New Tech Means Public Listings, Spinoffs for Music Streaming Business

Tencent, one of China’s largest companies, is planning a spinoff of its music streaming business. The spinoff’s shares will be listed in the United States. The move has broad implications for the music streaming business, and for Tencent’s business model and business strategy.

Good News for the Recorded Music Industry

As Bloomberg recently reported, it is good technology news for the recorded music sector. Sales of recorded music climbed 17% in the U.S. during 2017. Streaming made up nearly 66% of the $8.5 billion in sales. Bloomberg credits Spotify Technology S.A. with driving music sales growth in the U.S. at the greatest rate since the 1990s and Tencent with driving it in China.

This has occurred despite the fact that streaming and digital music have been more of a headache for the industry than sales of physical music ever were, with concerns about piracy, illegal downloads, and, in the headquarters of Spotify, perhaps steady concern that the company’s contracts with recording artists make it difficult to turn a profit.

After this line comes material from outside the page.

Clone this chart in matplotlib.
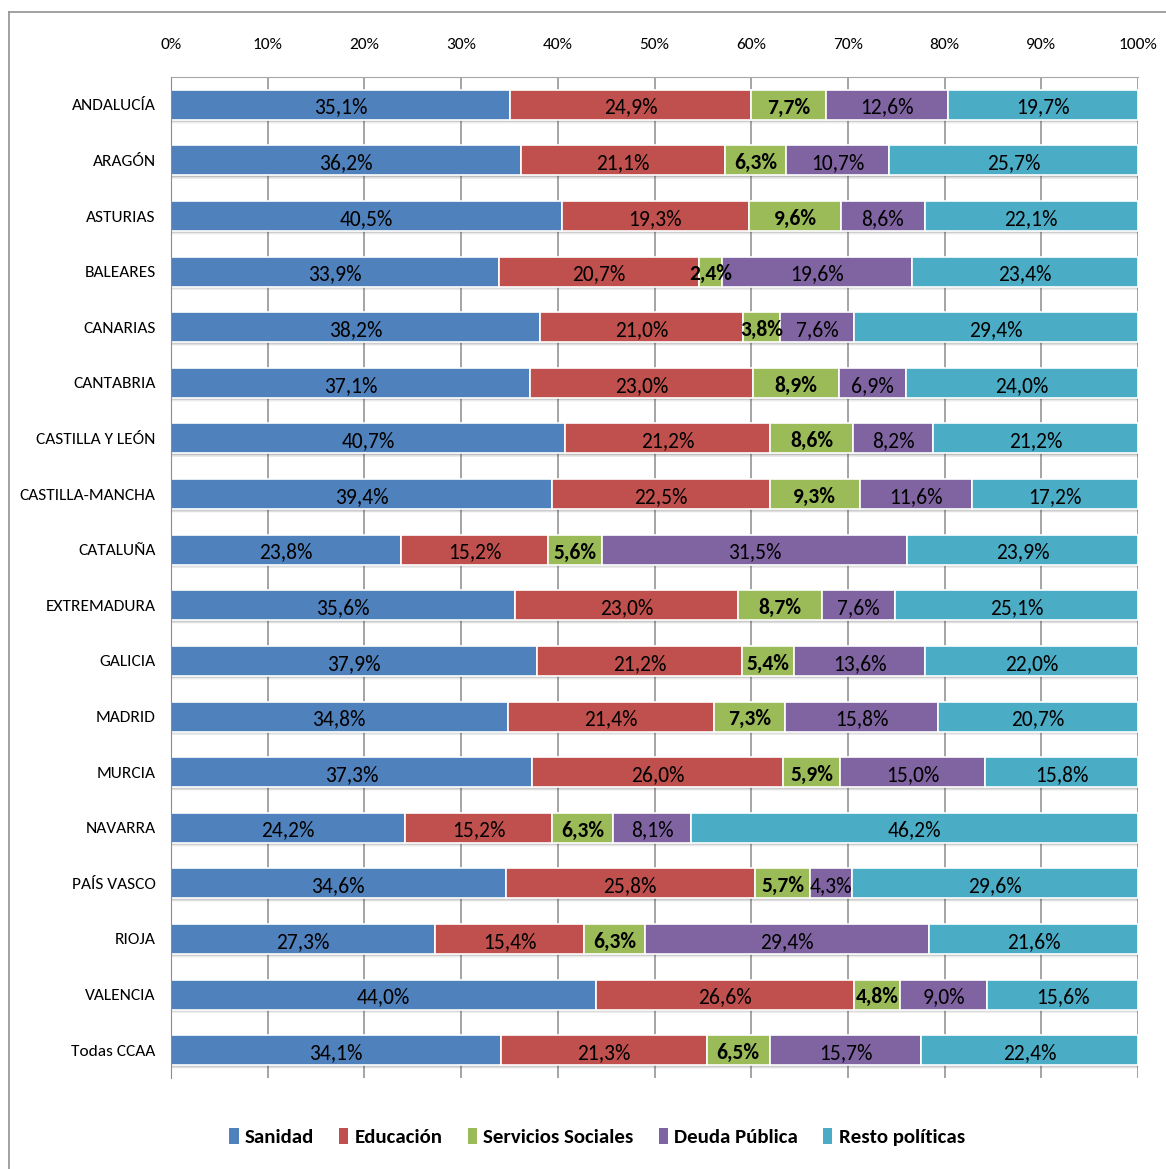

The public listing of Tencent’s music spinoff in the U.S. may benefit streaming services. Sweden-based music streaming service Spotify and Tencent are partners. Reuters reports that Spotify currently owns 9% of Tencent Music, while Tencent Holdings owns 7.5% of Spotify.

Tencent may be boosted to a leading global position in content and streaming.

Tencent may cross-fertilize music across the globe.  According to Bloomberg, Tencent’s platforms for music, such as QQ Music, KuGou, and Kuwo, have allowed U.S. musicians like Katy Perry and Rihanna to become popular in China. The platforms are also significant vehicles for Chinese musicians such as Jason Zhang and Joker Xue.

Implications for Tencent & Music Streaming Business

For Tencent, the move could mean a growing media empire. The company is already the biggest provider of social media and gaming in China, with the highly popular WeChat messaging app, multiple games, and video streaming services. It currently holds licensing agreements with over 200 record companies, both domestic and international.

While piracy is impacting the music industry’s profits, observers note that its position in China is strong, both because of the licensing agreements and robust online communities. Digital music sales are expected to increase in China over the long term, according to Bloomberg.

There is some risk that partner Spotify will compete head-to-head in some areas of the world, such as Southeast Asia. (Spotify doesn’t compete in China.)

The move follows the model of Tencent’s spinoff of its online reading business, China Literature Ltd., in Hong Kong.

Details of the spinoff are still being finalized, but it looks as if an initial public offering (IPO) of Tencent Music will raise a minimum of $1 billion. The valuation could be more than $30 billion. Spotify was valued at $31 billion at its IPO earlier this year.